RECORDED DATA:
************

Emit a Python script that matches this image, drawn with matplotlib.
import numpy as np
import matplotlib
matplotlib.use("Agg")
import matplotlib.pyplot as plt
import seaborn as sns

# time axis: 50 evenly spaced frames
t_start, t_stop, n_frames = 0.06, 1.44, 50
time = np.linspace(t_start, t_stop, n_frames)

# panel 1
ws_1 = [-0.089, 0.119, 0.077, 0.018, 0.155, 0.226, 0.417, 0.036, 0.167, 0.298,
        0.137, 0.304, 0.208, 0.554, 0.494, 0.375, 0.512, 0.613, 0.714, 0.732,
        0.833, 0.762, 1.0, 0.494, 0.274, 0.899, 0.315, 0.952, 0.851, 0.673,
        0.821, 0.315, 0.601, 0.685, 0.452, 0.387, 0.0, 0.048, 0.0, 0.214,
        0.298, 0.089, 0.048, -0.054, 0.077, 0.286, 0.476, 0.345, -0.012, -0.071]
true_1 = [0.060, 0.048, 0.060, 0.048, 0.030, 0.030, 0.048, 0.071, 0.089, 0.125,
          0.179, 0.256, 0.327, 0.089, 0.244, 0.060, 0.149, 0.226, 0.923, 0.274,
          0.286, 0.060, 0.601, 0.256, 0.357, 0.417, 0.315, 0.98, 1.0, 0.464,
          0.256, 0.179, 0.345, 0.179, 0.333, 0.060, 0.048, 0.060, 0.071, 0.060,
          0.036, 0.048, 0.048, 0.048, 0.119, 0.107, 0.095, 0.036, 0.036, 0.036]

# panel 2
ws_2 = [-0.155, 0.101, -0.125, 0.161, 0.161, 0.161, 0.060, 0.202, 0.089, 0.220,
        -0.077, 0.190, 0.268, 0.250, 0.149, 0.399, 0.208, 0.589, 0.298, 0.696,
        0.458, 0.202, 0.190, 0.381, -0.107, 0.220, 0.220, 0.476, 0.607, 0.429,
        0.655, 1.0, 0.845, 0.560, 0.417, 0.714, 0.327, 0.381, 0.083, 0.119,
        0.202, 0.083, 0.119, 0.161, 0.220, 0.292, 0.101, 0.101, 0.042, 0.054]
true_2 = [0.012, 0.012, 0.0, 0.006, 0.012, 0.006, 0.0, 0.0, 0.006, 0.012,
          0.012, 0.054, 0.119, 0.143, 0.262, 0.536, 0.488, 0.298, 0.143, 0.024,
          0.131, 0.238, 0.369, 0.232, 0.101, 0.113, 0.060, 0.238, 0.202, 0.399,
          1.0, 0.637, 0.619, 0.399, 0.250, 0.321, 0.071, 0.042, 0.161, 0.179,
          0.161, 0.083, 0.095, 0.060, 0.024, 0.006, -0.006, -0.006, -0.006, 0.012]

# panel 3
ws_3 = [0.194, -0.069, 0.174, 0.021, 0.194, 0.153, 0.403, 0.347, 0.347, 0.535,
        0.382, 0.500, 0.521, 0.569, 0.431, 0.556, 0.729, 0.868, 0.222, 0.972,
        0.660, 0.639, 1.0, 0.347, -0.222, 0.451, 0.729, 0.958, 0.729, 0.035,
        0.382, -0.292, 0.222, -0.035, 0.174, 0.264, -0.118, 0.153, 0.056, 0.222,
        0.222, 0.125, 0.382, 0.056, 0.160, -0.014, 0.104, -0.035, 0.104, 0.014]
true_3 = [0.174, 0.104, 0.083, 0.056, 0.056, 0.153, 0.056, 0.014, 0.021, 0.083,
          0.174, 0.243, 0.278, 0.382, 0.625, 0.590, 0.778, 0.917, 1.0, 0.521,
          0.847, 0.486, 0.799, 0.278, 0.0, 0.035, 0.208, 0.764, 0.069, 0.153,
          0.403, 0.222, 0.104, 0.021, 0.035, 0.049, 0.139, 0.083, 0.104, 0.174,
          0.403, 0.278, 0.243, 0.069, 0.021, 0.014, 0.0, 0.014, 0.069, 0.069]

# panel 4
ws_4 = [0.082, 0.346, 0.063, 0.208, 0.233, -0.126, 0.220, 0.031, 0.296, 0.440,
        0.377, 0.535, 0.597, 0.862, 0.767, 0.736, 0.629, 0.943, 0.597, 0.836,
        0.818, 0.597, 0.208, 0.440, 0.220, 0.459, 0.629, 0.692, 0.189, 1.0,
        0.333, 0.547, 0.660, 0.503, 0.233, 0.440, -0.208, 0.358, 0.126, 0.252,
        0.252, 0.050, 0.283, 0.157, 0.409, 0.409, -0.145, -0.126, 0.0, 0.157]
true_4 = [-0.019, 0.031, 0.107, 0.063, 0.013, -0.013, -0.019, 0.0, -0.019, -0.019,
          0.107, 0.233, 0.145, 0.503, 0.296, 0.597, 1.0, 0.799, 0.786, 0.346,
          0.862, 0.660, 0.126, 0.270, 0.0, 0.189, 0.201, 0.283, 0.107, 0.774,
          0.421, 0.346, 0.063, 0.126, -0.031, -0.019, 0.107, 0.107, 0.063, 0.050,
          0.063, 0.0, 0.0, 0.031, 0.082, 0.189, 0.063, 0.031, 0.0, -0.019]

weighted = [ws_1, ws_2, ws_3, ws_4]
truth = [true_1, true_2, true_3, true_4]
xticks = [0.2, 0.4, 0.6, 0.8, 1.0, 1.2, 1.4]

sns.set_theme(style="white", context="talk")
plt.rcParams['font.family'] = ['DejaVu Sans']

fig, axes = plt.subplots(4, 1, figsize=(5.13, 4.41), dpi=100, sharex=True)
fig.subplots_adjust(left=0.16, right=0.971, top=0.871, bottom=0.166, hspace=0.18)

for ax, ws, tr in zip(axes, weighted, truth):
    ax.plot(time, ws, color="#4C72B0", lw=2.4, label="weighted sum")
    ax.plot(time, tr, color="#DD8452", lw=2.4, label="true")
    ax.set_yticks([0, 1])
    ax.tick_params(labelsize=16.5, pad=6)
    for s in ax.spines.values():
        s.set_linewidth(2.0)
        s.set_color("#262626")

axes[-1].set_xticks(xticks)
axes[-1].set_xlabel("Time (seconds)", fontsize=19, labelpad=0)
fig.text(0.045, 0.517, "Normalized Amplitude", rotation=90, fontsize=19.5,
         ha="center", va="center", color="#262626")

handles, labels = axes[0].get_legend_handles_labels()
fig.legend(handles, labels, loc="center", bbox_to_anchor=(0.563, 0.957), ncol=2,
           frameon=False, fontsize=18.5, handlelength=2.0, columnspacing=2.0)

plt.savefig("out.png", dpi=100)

************

EXERCISE DIRECTIONS: Extract all of the data shown above and repeat it verbatim.

COMPLETE OUTPUT:
Emit a Python script that matches this image, drawn with matplotlib.
import numpy as np
import matplotlib
matplotlib.use("Agg")
import matplotlib.pyplot as plt
import seaborn as sns

# time axis: 50 evenly spaced frames
t_start, t_stop, n_frames = 0.06, 1.44, 50
time = np.linspace(t_start, t_stop, n_frames)

# panel 1
ws_1 = [-0.089, 0.119, 0.077, 0.018, 0.155, 0.226, 0.417, 0.036, 0.167, 0.298,
        0.137, 0.304, 0.208, 0.554, 0.494, 0.375, 0.512, 0.613, 0.714, 0.732,
        0.833, 0.762, 1.0, 0.494, 0.274, 0.899, 0.315, 0.952, 0.851, 0.673,
        0.821, 0.315, 0.601, 0.685, 0.452, 0.387, 0.0, 0.048, 0.0, 0.214,
        0.298, 0.089, 0.048, -0.054, 0.077, 0.286, 0.476, 0.345, -0.012, -0.071]
true_1 = [0.060, 0.048, 0.060, 0.048, 0.030, 0.030, 0.048, 0.071, 0.089, 0.125,
          0.179, 0.256, 0.327, 0.089, 0.244, 0.060, 0.149, 0.226, 0.923, 0.274,
          0.286, 0.060, 0.601, 0.256, 0.357, 0.417, 0.315, 0.98, 1.0, 0.464,
          0.256, 0.179, 0.345, 0.179, 0.333, 0.060, 0.048, 0.060, 0.071, 0.060,
          0.036, 0.048, 0.048, 0.048, 0.119, 0.107, 0.095, 0.036, 0.036, 0.036]

# panel 2
ws_2 = [-0.155, 0.101, -0.125, 0.161, 0.161, 0.161, 0.060, 0.202, 0.089, 0.220,
        -0.077, 0.190, 0.268, 0.250, 0.149, 0.399, 0.208, 0.589, 0.298, 0.696,
        0.458, 0.202, 0.190, 0.381, -0.107, 0.220, 0.220, 0.476, 0.607, 0.429,
        0.655, 1.0, 0.845, 0.560, 0.417, 0.714, 0.327, 0.381, 0.083, 0.119,
        0.202, 0.083, 0.119, 0.161, 0.220, 0.292, 0.101, 0.101, 0.042, 0.054]
true_2 = [0.012, 0.012, 0.0, 0.006, 0.012, 0.006, 0.0, 0.0, 0.006, 0.012,
          0.012, 0.054, 0.119, 0.143, 0.262, 0.536, 0.488, 0.298, 0.143, 0.024,
          0.131, 0.238, 0.369, 0.232, 0.101, 0.113, 0.060, 0.238, 0.202, 0.399,
          1.0, 0.637, 0.619, 0.399, 0.250, 0.321, 0.071, 0.042, 0.161, 0.179,
          0.161, 0.083, 0.095, 0.060, 0.024, 0.006, -0.006, -0.006, -0.006, 0.012]

# panel 3
ws_3 = [0.194, -0.069, 0.174, 0.021, 0.194, 0.153, 0.403, 0.347, 0.347, 0.535,
        0.382, 0.500, 0.521, 0.569, 0.431, 0.556, 0.729, 0.868, 0.222, 0.972,
        0.660, 0.639, 1.0, 0.347, -0.222, 0.451, 0.729, 0.958, 0.729, 0.035,
        0.382, -0.292, 0.222, -0.035, 0.174, 0.264, -0.118, 0.153, 0.056, 0.222,
        0.222, 0.125, 0.382, 0.056, 0.160, -0.014, 0.104, -0.035, 0.104, 0.014]
true_3 = [0.174, 0.104, 0.083, 0.056, 0.056, 0.153, 0.056, 0.014, 0.021, 0.083,
          0.174, 0.243, 0.278, 0.382, 0.625, 0.590, 0.778, 0.917, 1.0, 0.521,
          0.847, 0.486, 0.799, 0.278, 0.0, 0.035, 0.208, 0.764, 0.069, 0.153,
          0.403, 0.222, 0.104, 0.021, 0.035, 0.049, 0.139, 0.083, 0.104, 0.174,
          0.403, 0.278, 0.243, 0.069, 0.021, 0.014, 0.0, 0.014, 0.069, 0.069]

# panel 4
ws_4 = [0.082, 0.346, 0.063, 0.208, 0.233, -0.126, 0.220, 0.031, 0.296, 0.440,
        0.377, 0.535, 0.597, 0.862, 0.767, 0.736, 0.629, 0.943, 0.597, 0.836,
        0.818, 0.597, 0.208, 0.440, 0.220, 0.459, 0.629, 0.692, 0.189, 1.0,
        0.333, 0.547, 0.660, 0.503, 0.233, 0.440, -0.208, 0.358, 0.126, 0.252,
        0.252, 0.050, 0.283, 0.157, 0.409, 0.409, -0.145, -0.126, 0.0, 0.157]
true_4 = [-0.019, 0.031, 0.107, 0.063, 0.013, -0.013, -0.019, 0.0, -0.019, -0.019,
          0.107, 0.233, 0.145, 0.503, 0.296, 0.597, 1.0, 0.799, 0.786, 0.346,
          0.862, 0.660, 0.126, 0.270, 0.0, 0.189, 0.201, 0.283, 0.107, 0.774,
          0.421, 0.346, 0.063, 0.126, -0.031, -0.019, 0.107, 0.107, 0.063, 0.050,
          0.063, 0.0, 0.0, 0.031, 0.082, 0.189, 0.063, 0.031, 0.0, -0.019]

weighted = [ws_1, ws_2, ws_3, ws_4]
truth = [true_1, true_2, true_3, true_4]
xticks = [0.2, 0.4, 0.6, 0.8, 1.0, 1.2, 1.4]

sns.set_theme(style="white", context="talk")
plt.rcParams['font.family'] = ['DejaVu Sans']

fig, axes = plt.subplots(4, 1, figsize=(5.13, 4.41), dpi=100, sharex=True)
fig.subplots_adjust(left=0.16, right=0.971, top=0.871, bottom=0.166, hspace=0.18)

for ax, ws, tr in zip(axes, weighted, truth):
    ax.plot(time, ws, color="#4C72B0", lw=2.4, label="weighted sum")
    ax.plot(time, tr, color="#DD8452", lw=2.4, label="true")
    ax.set_yticks([0, 1])
    ax.tick_params(labelsize=16.5, pad=6)
    for s in ax.spines.values():
        s.set_linewidth(2.0)
        s.set_color("#262626")

axes[-1].set_xticks(xticks)
axes[-1].set_xlabel("Time (seconds)", fontsize=19, labelpad=0)
fig.text(0.045, 0.517, "Normalized Amplitude", rotation=90, fontsize=19.5,
         ha="center", va="center", color="#262626")

handles, labels = axes[0].get_legend_handles_labels()
fig.legend(handles, labels, loc="center", bbox_to_anchor=(0.563, 0.957), ncol=2,
           frameon=False, fontsize=18.5, handlelength=2.0, columnspacing=2.0)

plt.savefig("out.png", dpi=100)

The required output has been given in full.